I had never tried using multiple render targets (MRT) before, but it worked fine. Instead of having the pixel shader output a float4, it needs to output a structure with values for each render target:
// MRT output. Even though each RT only has a red channel,
// we have to write out a four-component vector to each RT.
float4 x : COLOR0;
float4 y : COLOR1;
float4 iterations : COLOR2;
The shader also needs to read from three textures, but that's just a matter of using three samplers, with a different texture bound to each sampler:
float4 colorData = tex2D(dataSamp, pos);
float4 colorData1 = tex2D(dataSamp1, pos);
float4 colorData2 = tex2D(dataSamp2, pos);
float x = colorData.r;
float y = colorData1.r;
float iterations = colorData2.r;
bool done = false;
if( iterations < 0 )
done = true;
iterations = -iterations;
(Not shown here: update x, y, iterations, done)
if( done )
iterations = -iterations;
output.x = float4(x,0,0,0);
output.y = float4(y,0,0,0);
output.iterations = float4(iterations,0,0,0);
Okay, so each node consists of six 256x256 32 bpp textures, or 1.5MB of texture memory. How many of these nodes do we need around, to be able to view a frame at full screen resolution? At 1280x720, there are generally about 50 to 100 nodes recalculated per frame. Since we want to zoom and pan around, it's helpful to have a few extra nodes. So I allocate a pool of 250 nodes up front when the program starts, and purge least-recently-used nodes when I need fresh ones for newly-exposed areas of the screen. So, yeah, that's 375MB of textures altogether, and 75-150MB of that is read/written per frame. That's a lot of texture memory to eat up, especially on an Xbox, but it works.

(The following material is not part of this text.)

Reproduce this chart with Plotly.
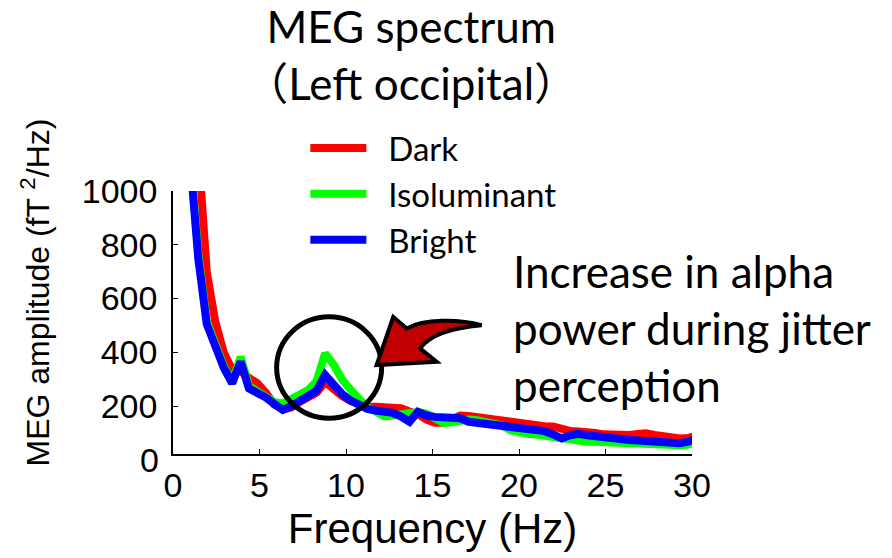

There are actually three key pixel shaders. One is used to set the initial values for x, y, and iterations/done when a node is initialized. A second shader does the iterations. A third shader just reads the iterations/done info and translates it into a color for display.
You can use the "B" button to tell the "CalcCore" pixel shader to perform 1, 4, or 16 iterations per pixel per frame. More iterations makes a given node calculate faster, and is nice if you're not panning/zooming, but the frame rate suffers a bit. As with previous versions of Wendybrot, you can use the right stick to play around with the color palette.
The attached zip file contains all the source code, plus prebuilt ccgame packages for both Xbox and Windows. You can undefine "USE_RTT" in the source code to make Wendybrot use the old method of performing the iterations on the CPU instead of with the pixel shader -- but it's much slower! Also, you can try rendering at 1920x1080, but the frame rate struggles a bit here. Still, it's staggering to think about how much math and memory transfer is happening per frame.
I hope you enjoy playing with the program and learn a few things from the code.